Really, this is unstoppable except via a) throttling, b) detecting this sort of thing, c) investigating detected attempts. (Or you can disallow direct DNS access to the Internet, forcing everything to go through proxies.)
The GitHub README page doesn't give many details, but for what I've seen in the (slightly blurry) screenshot, what this software does is spin up a DNS server on a given host, and then allow transferring a file to it by sending multiple DNS A requests for names containing parts of the Base64 representation of the file to that DNS server.
> Is there even a legitimate use for a public TXT record for corporate devices?
Assuming there isn't and blocking them will break applications. I realized my local resolver validates DNSSEC when I went to a place that did not forward RRSIGs, making me unable to access the Internet over there.
the problem is that most people do not monitor heavy use of TXT records; it's rather A/AAAA resolves in my experience.
but most production system i've seen allow all outgoing traffic (if poorly managed) or restrict it to port 443 (for some APIs) which is kind of all.
so if you're not in a very very restricted system (and then DNS should be restricted as well!) you'll most likely find an easy way to copy stuff over HTTPS.
Also, separately but still related to DNS fun, i enjoyed the following talk at this year's FOSDEM: "Bizarre and Unusual Uses of DNS (Rule 53: If you can think of it, someone's done it in the DNS)" https://archive.fosdem.org/2023/schedule/event/dns_bizarre_a...
It boggles my mind the fun that can be had with DNS, and also the cleverness and creativity of people out in the world!!
That's a very nice PoC but if you already control the client enough to configure its DNS you will probably also have much easier ways to exfiltrate data.
To make sure I'm tracking: the use case is setting up a dns server locally that can expose data over :53 and some other client can now get files over the dns protocol. Is that right? So this is in hope that your work's network security is not monitoring DNS traffic?
No, it's the other way round. You setup this DNS server to serve e.g. evil.com on the global internet.
Then if you can control the client, you can just do regular DNS lookups for <longstring>.evil.com, that goes to the victim's DNS server, and that DNS server forwards it to this DNS server, which saves <longstring> (many of them) to a file.
Edit: looking closer, this isn't exactly how this tool works, this DNS server assumes the client can send directly to this DNS server, I was assuming it didn't need to do that (and if it sends to the victim's DNS server instead, it's a lot harder to block). If you used it as I thought above, the output filename would just be "evil.com".

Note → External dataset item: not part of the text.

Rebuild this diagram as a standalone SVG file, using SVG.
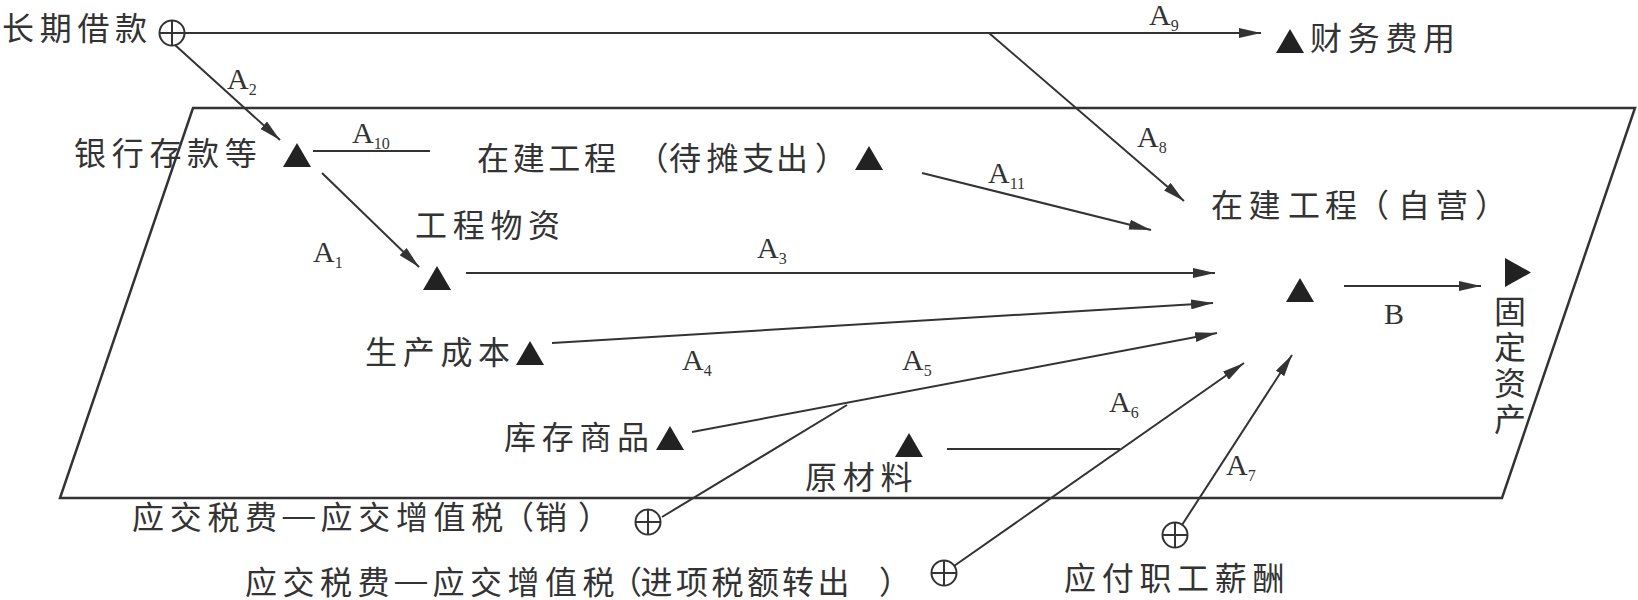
<svg xmlns="http://www.w3.org/2000/svg" xmlns:xlink="http://www.w3.org/1999/xlink" width="1638" height="600" viewBox="0 0 1638 600">
<style>
.cn{font-family:"Noto Sans CJK SC","Noto Sans",sans-serif;font-size:32px;letter-spacing:5.7px;fill:#333}
.fx{letter-spacing:0}
.dash{font-family:"Liberation Sans",sans-serif}
.lb{font-family:"Liberation Serif",serif;font-size:30px;fill:#333}
.sub{font-size:16px}
.ln{stroke:#333;stroke-width:2;fill:none}
.frame{stroke:#333;stroke-width:2.5;fill:none}
.tri{fill:#222}
.ox{stroke:#333;stroke-width:2;fill:none}
</style>
<defs>
<marker id="arr" markerWidth="22" markerHeight="10" refX="22" refY="5" orient="auto" markerUnits="userSpaceOnUse">
<path d="M0,0 L22,5 L0,10 Z" fill="#333"/>
</marker>
<path id="up" d="M-14,0 L0,-24 L14,0 Z"/>
<g id="plus"><circle r="12.5"/><path d="M-12.5,0 H12.5 M0,-12.5 V12.5"/></g>
</defs>
<rect width="1638" height="600" fill="#fff"/>
<polygon class="frame" points="193,108 1635,108 1502,498 60,498"/>
<g id="connectors">
<line class="ln" x1="184" y1="33" x2="1261" y2="33" marker-end="url(#arr)"/>
<line class="ln" x1="175" y1="45" x2="280" y2="140" marker-end="url(#arr)"/>
<line class="ln" x1="989" y1="33" x2="1184" y2="201" marker-end="url(#arr)"/>
<line class="ln" x1="313" y1="151" x2="430" y2="151"/>
<line class="ln" x1="922" y1="173" x2="1151" y2="230" marker-end="url(#arr)"/>
<line class="ln" x1="322" y1="173" x2="419" y2="267" marker-end="url(#arr)"/>
<line class="ln" x1="466" y1="273" x2="1215" y2="273" marker-end="url(#arr)"/>
<line class="ln" x1="552" y1="343" x2="1213" y2="303" marker-end="url(#arr)"/>
<line class="ln" x1="692" y1="432" x2="1217" y2="333" marker-end="url(#arr)"/>
<line class="ln" x1="662" y1="517" x2="847" y2="405"/>
<line class="ln" x1="954" y1="566" x2="1244" y2="363" marker-end="url(#arr)"/>
<line class="ln" x1="947" y1="449" x2="1120" y2="449"/>
<line class="ln" x1="1182" y1="525" x2="1292" y2="355" marker-end="url(#arr)"/>
<line class="ln" x1="1344" y1="286" x2="1481" y2="286" marker-end="url(#arr)"/>
<text class="lb" x="1149" y="25">A<tspan class="sub" dy="6">9</tspan></text>
<text class="lb" x="227" y="89">A<tspan class="sub" dy="6">2</tspan></text>
<text class="lb" x="352" y="143">A<tspan class="sub" dy="6">10</tspan></text>
<text class="lb" x="1137" y="147">A<tspan class="sub" dy="6">8</tspan></text>
<text class="lb" x="988" y="183">A<tspan class="sub" dy="6">11</tspan></text>
<text class="lb" x="313" y="262">A<tspan class="sub" dy="6">1</tspan></text>
<text class="lb" x="757" y="258">A<tspan class="sub" dy="6">3</tspan></text>
<text class="lb" x="682" y="370">A<tspan class="sub" dy="6">4</tspan></text>
<text class="lb" x="902" y="370">A<tspan class="sub" dy="6">5</tspan></text>
<text class="lb" x="1109" y="412">A<tspan class="sub" dy="6">6</tspan></text>
<text class="lb" x="1226" y="475">A<tspan class="sub" dy="6">7</tspan></text>
<text class="lb" x="1384" y="324">B</text>
</g>
<g id="n-changqijiekuan">
<text class="cn" x="2" y="40">长期借款</text>
<use xlink:href="#plus" class="ox" x="172" y="33"/>
</g>
<g id="n-caiwufeiyong">
<use xlink:href="#up" class="tri" x="1290" y="53"/>
<text class="cn" x="1310" y="50">财务费用</text>
</g>
<g id="n-yinhang">
<text class="cn" x="74" y="165">银行存款等</text>
<use xlink:href="#up" class="tri" x="297" y="167"/>
</g>
<g id="n-daitan">
<text class="cn fx" x="477 512.7 548.3 584 636.5 669 706.5 742 776 815" y="170">在建工程（待摊支出）</text>
<use xlink:href="#up" class="tri" x="869" y="170"/>
</g>
<g id="n-ziying">
<text class="cn fx" x="1211 1248.5 1288 1325 1357 1398 1436 1475" y="217">在建工程（自营）</text>
<use xlink:href="#up" class="tri" x="1300" y="302"/>
</g>
<g id="n-gongchengwuzi">
<text class="cn" x="415" y="237">工程物资</text>
<use xlink:href="#up" class="tri" x="437" y="290"/>
</g>
<g id="n-shengchanchengben">
<text class="cn" x="365" y="364">生产成本</text>
<use xlink:href="#up" class="tri" x="530" y="365"/>
</g>
<g id="n-kucunshangpin">
<text class="cn" x="504" y="449">库存商品</text>
<use xlink:href="#up" class="tri" x="670" y="450"/>
</g>
<g id="n-yuancailiao">
<use xlink:href="#up" class="tri" x="909" y="457"/>
<text class="cn" x="805" y="489">原材料</text>
</g>
<g id="n-xiao">
<text class="cn fx"><tspan x="132 169.7 207.4 245.1" y="529">应交税费</tspan><tspan class="dash" x="282.8" y="526">—</tspan><tspan x="320.5 358.2 395.9 433.6 471.3 502 535 578" y="529">应交增值税（销）</tspan></text>
<use xlink:href="#plus" class="ox" x="648" y="522"/>
</g>
<g id="n-jinxiang">
<text class="cn fx"><tspan x="245 282.5 320 357.5" y="594">应交税费</tspan><tspan class="dash" x="395" y="591">—</tspan><tspan x="432.5 470 507.5 545 582.5 610 640.5 676 711.5 747 782 817.5 879" y="594">应交增值税（进项税额转出）</tspan></text>
<use xlink:href="#plus" class="ox" x="944" y="573"/>
</g>
<g id="n-xinchou">
<use xlink:href="#plus" class="ox" x="1175" y="535"/>
<text class="cn" x="1064" y="590">应付职工薪酬</text>
</g>
<g id="n-gudingzichan">
<polygon class="tri" points="1505,258 1505,287 1531,272.5"/>
<text class="cn" x="1510" y="295" writing-mode="vertical-rl" style="letter-spacing:4px">固定资产</text>
</g>
</svg>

Obligatory dns tunnel software for exfil. It is super noisy if you do dns querylogging, so I'd not use it for anything major, but it is a fun research tool.
For production environments it's really unnecessary to allow most egress traffic, but it's especially unnecessary to allow DNS. What addresses are your servers resolving publicly? You might want DNS for service discovery but obviously that requires no public resolvers, and any DNS exfil requires public resolvers. If you do require some public DNS I'd suggest limiting it considerably in a production environment, you rarely need legitimately arbitrary public DNS access. Even for niche scenarios (like maybe a "scan this URL" service) you can isolate the DNS resolution.
For corporate environments I feel like you can just drop all TXT records. The most trivial form of DNS exfil is always via TXT. Based on the code this appears to be TXT-based as well (hence the 255 character limit, which is because TXT records encode length with a single byte).
Is there even a legitimate use for a public TXT record for corporate devices? Genuine question, I legit do not know of one but I could easily be missing something.